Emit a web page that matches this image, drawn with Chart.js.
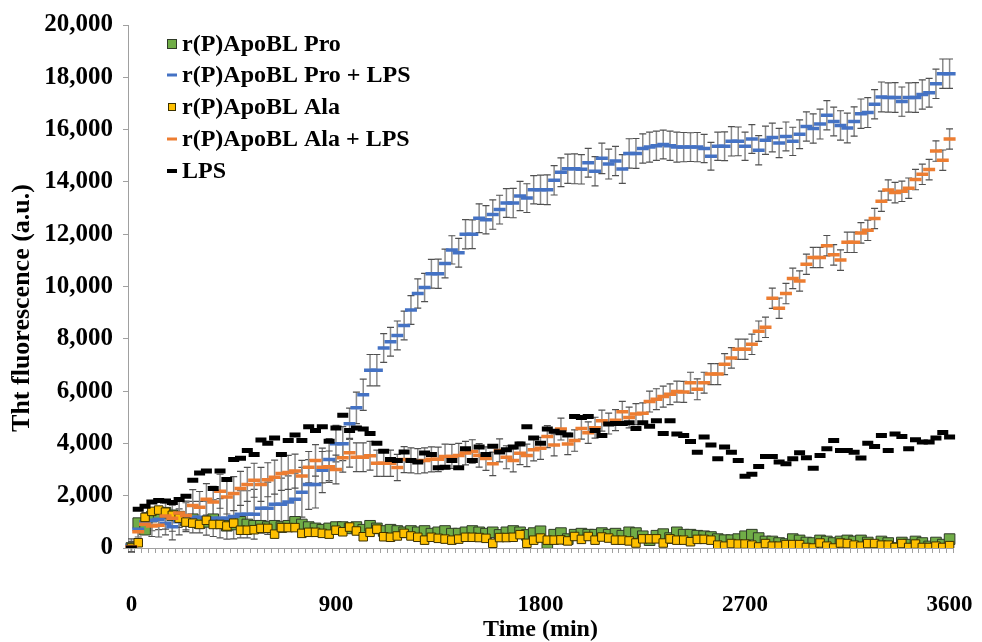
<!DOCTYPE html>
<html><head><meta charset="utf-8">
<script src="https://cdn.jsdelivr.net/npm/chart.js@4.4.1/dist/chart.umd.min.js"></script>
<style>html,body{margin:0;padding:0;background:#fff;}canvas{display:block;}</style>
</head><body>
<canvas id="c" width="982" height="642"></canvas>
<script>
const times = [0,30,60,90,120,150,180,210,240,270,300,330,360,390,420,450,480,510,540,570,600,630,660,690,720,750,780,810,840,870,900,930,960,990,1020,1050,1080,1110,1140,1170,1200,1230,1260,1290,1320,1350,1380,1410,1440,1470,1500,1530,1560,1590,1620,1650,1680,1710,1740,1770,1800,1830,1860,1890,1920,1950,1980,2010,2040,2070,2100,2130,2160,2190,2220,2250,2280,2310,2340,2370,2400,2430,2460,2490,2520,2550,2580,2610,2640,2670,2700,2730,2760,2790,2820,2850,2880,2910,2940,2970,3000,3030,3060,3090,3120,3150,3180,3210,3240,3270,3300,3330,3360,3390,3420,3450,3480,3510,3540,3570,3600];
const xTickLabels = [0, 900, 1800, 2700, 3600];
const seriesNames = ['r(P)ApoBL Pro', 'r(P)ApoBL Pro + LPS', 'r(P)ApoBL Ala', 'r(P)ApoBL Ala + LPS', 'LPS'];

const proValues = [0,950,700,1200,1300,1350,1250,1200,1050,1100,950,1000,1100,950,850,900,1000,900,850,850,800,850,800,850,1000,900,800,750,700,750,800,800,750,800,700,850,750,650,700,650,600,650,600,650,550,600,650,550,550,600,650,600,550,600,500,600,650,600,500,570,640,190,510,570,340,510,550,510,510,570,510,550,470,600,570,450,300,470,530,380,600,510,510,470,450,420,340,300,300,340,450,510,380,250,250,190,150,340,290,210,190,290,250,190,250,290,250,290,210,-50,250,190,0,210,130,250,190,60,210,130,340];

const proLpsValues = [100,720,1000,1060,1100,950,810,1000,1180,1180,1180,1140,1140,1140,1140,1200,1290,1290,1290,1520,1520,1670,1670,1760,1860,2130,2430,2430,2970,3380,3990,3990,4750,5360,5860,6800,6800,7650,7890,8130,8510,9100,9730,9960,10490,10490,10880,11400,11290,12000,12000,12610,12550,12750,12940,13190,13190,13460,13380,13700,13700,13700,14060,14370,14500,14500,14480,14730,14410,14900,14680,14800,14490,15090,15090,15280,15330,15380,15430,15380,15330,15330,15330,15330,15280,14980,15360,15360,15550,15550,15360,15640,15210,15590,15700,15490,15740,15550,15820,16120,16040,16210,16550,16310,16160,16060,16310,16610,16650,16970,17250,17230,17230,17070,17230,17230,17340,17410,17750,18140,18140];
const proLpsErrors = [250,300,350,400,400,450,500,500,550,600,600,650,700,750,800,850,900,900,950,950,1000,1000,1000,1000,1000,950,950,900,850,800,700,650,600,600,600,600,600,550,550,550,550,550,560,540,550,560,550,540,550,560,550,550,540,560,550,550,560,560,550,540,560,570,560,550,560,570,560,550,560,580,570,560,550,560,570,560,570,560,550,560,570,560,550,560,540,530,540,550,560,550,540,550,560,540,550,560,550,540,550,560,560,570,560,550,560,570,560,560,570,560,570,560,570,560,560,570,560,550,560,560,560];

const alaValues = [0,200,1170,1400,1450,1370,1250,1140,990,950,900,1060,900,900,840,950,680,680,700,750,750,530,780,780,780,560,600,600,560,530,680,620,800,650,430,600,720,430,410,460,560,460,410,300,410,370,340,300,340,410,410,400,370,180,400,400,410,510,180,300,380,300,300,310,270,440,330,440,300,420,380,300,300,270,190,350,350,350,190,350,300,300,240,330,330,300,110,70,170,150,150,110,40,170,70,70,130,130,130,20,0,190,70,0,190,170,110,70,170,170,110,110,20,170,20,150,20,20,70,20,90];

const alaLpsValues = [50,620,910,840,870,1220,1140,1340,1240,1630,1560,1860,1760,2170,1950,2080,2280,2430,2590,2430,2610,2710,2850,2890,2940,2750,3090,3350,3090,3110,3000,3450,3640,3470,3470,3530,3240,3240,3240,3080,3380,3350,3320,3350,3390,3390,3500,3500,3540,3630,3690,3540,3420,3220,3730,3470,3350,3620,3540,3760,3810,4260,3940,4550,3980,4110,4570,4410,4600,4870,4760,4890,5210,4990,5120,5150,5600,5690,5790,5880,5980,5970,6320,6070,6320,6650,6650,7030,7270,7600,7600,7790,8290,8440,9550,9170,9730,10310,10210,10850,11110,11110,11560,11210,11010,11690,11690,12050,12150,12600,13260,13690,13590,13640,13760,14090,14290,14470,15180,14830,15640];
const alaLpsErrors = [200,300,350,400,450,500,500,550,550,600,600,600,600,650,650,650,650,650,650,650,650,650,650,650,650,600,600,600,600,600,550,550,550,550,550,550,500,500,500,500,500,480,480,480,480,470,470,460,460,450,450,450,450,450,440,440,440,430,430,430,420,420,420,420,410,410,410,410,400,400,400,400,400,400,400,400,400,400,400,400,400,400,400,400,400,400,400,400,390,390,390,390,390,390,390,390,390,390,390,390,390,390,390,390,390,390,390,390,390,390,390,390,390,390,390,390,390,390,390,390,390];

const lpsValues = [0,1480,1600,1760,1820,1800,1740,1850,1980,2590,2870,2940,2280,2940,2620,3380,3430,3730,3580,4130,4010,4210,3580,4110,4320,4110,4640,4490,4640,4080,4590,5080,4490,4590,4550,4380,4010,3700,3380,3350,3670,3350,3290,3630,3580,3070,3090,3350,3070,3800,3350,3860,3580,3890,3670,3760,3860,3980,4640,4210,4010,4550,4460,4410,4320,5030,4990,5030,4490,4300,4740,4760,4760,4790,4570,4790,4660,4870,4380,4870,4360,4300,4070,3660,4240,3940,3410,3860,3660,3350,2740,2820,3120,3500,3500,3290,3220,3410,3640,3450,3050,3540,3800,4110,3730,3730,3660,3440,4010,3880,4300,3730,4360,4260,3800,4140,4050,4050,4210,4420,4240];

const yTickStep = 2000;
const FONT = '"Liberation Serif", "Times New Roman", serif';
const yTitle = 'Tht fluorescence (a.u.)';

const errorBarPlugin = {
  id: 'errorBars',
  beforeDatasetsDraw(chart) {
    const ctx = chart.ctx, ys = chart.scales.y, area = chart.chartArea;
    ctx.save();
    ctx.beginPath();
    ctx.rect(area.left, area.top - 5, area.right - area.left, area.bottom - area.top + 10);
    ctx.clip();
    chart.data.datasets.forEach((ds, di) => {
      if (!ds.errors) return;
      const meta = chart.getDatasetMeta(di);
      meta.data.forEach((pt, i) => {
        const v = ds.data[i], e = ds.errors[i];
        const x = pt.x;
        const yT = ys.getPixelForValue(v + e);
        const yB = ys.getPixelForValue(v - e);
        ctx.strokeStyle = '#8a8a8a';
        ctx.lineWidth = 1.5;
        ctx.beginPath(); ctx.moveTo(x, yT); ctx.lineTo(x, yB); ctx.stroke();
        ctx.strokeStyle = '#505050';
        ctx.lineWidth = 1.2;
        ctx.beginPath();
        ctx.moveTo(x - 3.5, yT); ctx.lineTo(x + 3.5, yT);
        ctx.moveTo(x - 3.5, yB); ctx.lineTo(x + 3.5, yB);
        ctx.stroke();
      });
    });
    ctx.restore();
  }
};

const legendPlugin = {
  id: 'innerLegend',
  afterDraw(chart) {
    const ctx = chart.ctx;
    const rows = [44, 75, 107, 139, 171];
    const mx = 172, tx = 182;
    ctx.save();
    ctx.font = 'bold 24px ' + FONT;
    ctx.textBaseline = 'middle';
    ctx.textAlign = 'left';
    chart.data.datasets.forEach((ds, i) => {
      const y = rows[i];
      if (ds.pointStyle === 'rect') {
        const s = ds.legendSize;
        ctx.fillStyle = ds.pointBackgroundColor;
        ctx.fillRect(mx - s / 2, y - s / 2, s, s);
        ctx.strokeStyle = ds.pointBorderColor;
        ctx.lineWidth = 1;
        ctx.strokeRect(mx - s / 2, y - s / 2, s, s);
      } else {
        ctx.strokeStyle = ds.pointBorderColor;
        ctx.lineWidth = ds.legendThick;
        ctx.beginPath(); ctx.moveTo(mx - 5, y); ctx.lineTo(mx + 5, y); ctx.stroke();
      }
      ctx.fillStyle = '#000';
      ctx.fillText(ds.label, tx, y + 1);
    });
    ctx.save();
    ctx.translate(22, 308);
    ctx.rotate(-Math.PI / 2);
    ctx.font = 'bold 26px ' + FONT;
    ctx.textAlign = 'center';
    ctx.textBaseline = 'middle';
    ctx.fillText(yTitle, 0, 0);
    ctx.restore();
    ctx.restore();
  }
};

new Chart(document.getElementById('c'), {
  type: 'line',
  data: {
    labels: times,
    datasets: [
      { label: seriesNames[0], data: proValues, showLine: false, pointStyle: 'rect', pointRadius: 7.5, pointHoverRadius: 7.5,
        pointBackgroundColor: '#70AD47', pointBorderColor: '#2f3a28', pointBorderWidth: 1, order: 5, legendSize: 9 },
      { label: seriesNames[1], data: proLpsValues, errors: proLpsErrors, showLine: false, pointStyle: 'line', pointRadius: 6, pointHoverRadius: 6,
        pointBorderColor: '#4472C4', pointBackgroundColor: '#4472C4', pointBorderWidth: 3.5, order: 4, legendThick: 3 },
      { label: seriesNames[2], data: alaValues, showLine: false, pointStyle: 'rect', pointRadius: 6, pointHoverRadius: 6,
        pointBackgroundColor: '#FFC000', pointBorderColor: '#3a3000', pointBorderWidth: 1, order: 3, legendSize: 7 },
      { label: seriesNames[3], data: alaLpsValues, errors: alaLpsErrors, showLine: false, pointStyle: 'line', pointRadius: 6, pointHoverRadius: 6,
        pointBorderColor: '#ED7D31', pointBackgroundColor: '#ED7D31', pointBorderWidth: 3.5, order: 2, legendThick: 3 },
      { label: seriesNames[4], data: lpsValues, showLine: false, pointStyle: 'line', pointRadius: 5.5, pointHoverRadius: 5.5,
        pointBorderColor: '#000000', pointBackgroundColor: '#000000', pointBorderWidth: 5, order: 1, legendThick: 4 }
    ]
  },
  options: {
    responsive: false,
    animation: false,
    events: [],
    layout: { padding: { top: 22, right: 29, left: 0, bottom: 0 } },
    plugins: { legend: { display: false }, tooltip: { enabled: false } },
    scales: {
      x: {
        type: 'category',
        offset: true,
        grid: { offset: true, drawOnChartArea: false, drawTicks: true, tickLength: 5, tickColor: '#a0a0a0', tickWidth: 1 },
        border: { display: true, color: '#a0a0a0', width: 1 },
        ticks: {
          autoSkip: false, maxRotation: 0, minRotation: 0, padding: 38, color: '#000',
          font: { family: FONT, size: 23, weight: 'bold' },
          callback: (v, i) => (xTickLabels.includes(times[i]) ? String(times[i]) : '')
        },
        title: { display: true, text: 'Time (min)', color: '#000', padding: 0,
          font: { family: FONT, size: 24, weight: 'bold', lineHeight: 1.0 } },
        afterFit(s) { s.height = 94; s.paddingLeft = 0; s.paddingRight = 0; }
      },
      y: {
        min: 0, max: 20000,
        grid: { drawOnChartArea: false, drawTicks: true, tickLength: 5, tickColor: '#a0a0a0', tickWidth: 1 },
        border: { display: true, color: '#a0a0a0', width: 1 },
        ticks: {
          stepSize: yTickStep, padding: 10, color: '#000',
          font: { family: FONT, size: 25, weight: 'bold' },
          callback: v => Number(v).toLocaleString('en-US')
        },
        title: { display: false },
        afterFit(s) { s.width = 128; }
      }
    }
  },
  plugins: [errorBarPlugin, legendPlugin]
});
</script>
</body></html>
━━━━━━━━━━━━━━━━
* Exercise description *
Begin at the first line of the data above and repeat each line exactly, stopping after the line containing "const seriesNames = ['r(P)ApoBL". Omit the pictures.

* Written response *
Emit a web page that matches this image, drawn with Chart.js.
<!DOCTYPE html>
<html><head><meta charset="utf-8">
<script src="https://cdn.jsdelivr.net/npm/chart.js@4.4.1/dist/chart.umd.min.js"></script>
<style>html,body{margin:0;padding:0;background:#fff;}canvas{display:block;}</style>
</head><body>
<canvas id="c" width="982" height="642"></canvas>
<script>
const times = [0,30,60,90,120,150,180,210,240,270,300,330,360,390,420,450,480,510,540,570,600,630,660,690,720,750,780,810,840,870,900,930,960,990,1020,1050,1080,1110,1140,1170,1200,1230,1260,1290,1320,1350,1380,1410,1440,1470,1500,1530,1560,1590,1620,1650,1680,1710,1740,1770,1800,1830,1860,1890,1920,1950,1980,2010,2040,2070,2100,2130,2160,2190,2220,2250,2280,2310,2340,2370,2400,2430,2460,2490,2520,2550,2580,2610,2640,2670,2700,2730,2760,2790,2820,2850,2880,2910,2940,2970,3000,3030,3060,3090,3120,3150,3180,3210,3240,3270,3300,3330,3360,3390,3420,3450,3480,3510,3540,3570,3600];
const xTickLabels = [0, 900, 1800, 2700, 3600];
const seriesNames = ['r(P)ApoBL Pro', 'r(P)ApoBL Pro + LPS', 'r(P)ApoBL Ala', 'r(P)ApoBL Ala + LPS', 'LPS'];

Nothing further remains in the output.